Comet Jacques is currently the brightest comet “with a bullet,” edging out the +9th magnitude comets C/2012 K1 PanSTARRS gilding through Canes Venatici and comet C/2012 X1 LINEAR, currently residing in the constellation of Aquila the Eagle. A great place to keep up with current observations of comets is the Comet Observation Database. We’re also pinging the IAU Minor Planet Center’s quick look page for new discoveries daily.
Here are some highlights to watch out for as Comet Jacques heads towards perihelion. Passages within one degree — twice the size of the Full Moon — near stars brighter than +5th magnitude are noted unless mentioned otherwise:
May 8th: Passes the +4.1 magnitude star Delta Monocerotis and crosses north of the celestial equator.
May 10th: Passes planetary nebula NGC 2346.
May 11th: Passes briefly into Canis Minor before reentering the constellation Monoceros.
May 14th: Full Moon occurs, marking the start of a favorable two week period of moonless evenings soon after.
May 24th: Passes the +4.8 magnitude star 17 Monocerotis.

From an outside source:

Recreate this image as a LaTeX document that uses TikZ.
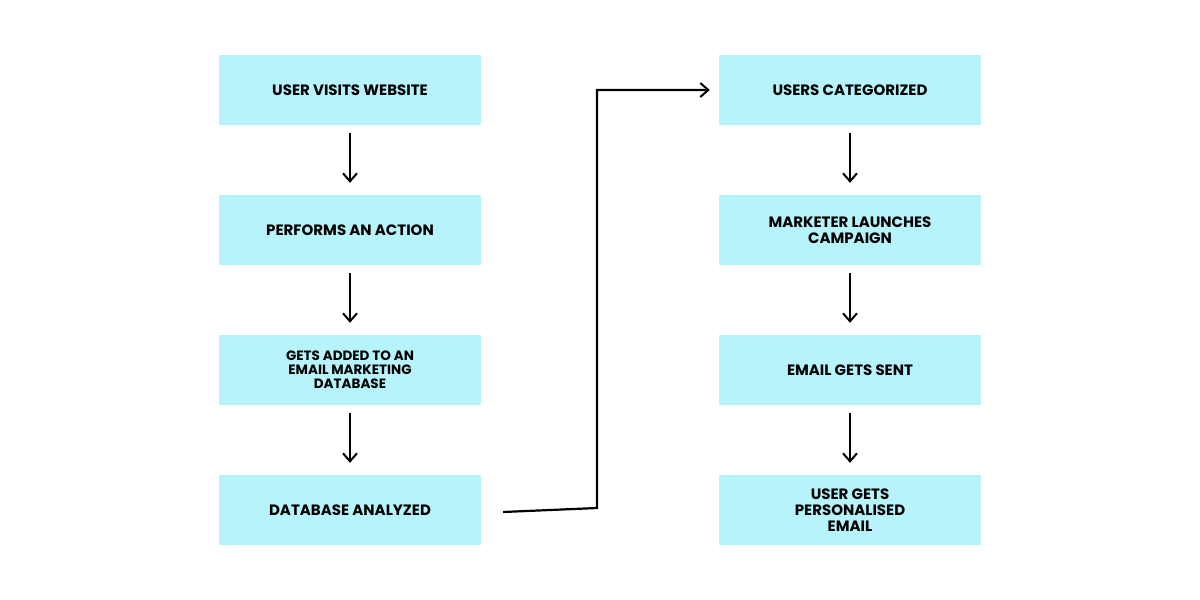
\documentclass[tikz,border=0pt]{standalone}
\usepackage{fontspec}
\setmainfont{Poppins}
\usetikzlibrary{arrows.meta}
\definecolor{boxc}{HTML}{B6F3FA}
\begin{document}
\begin{tikzpicture}[x=1pt,y=-1pt,
 box/.style={fill=boxc,minimum width=262pt,minimum height=70pt,inner sep=0pt,align=center,font=\bfseries\fontsize{15}{16}\selectfont},
 sm/.style={font=\bfseries\fontsize{13.5}{14}\selectfont},
 arr/.style={line width=2.2pt,-{Straight Barb[length=8pt,width=14pt,line width=2pt]}}]
\useasboundingbox (0,0) rectangle (1200,600);
\node[box] (a1) at (350,90) {USER VISITS WEBSITE};
\node[box] (a2) at (350,230) {PERFORMS AN ACTION};
\node[box,sm] (a3) at (350,370) {GETS ADDED TO AN\\EMAIL MARKETING\\DATABASE};
\node[box] (a4) at (350,510) {DATABASE ANALYZED};
\node[box] (b1) at (850,90) {USERS CATEGORIZED};
\node[box] (b2) at (850,230) {MARKETER LAUNCHES\\CAMPAIGN};
\node[box] (b3) at (850,370) {EMAIL GETS SENT};
\node[box] (b4) at (850,510) {USER GETS\\PERSONALISED\\EMAIL};
\foreach \u/\v in {a1/a2,a2/a3,a3/a4,b1/b2,b2/b3,b3/b4}{
 \draw[arr] ([yshift=-8pt]\u.south) -- ([yshift=12pt]\v.north);}
\draw[arr] ([xshift=22pt,yshift=-2pt]a4.east) -- (597,508) -- (597,90) -- ([xshift=-9pt]b1.west);
\end{tikzpicture}
\end{document}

May 28th: New Moon occurs, marking the return of the Moon to early evening skies.
May 29th: Passes the +4.7 magnitude star 15 Monocerotis.
May 30th: Passes the Christmas tree cluster. Photo op!
May 31st: The waxing crescent Moon passes less than 8 degrees from Comet Jacques.
June 1st: Comet Jacques reaches naked eye visibility?
June 6th: Crosses into the constellation Gemini.
June 11th: Crosses into the constellation Taurus.
June 13th: Full Moon occurs.
June 14th: Crosses the galactic plane.
June 21st: Passes into the field of view of SOHO’s LASCO C3 camera.
June 27th: New Moon occurs.
July 2nd: Reaches perihelion at 0.6638 A.U. from the Sun.
July 8th: Crosses north of the ecliptic plane.
July 13th: Passes 0.085 A.U. from Venus.
August 28th: Passes 0.56 A.U. from Earth.
And thus, Comet Jacques joins the parade of fine binocular comets in the 2014 night sky, as the stage is set for Act 2 this fall. And keep in mind, the next “big one” could grace our skies at anytime… more to come!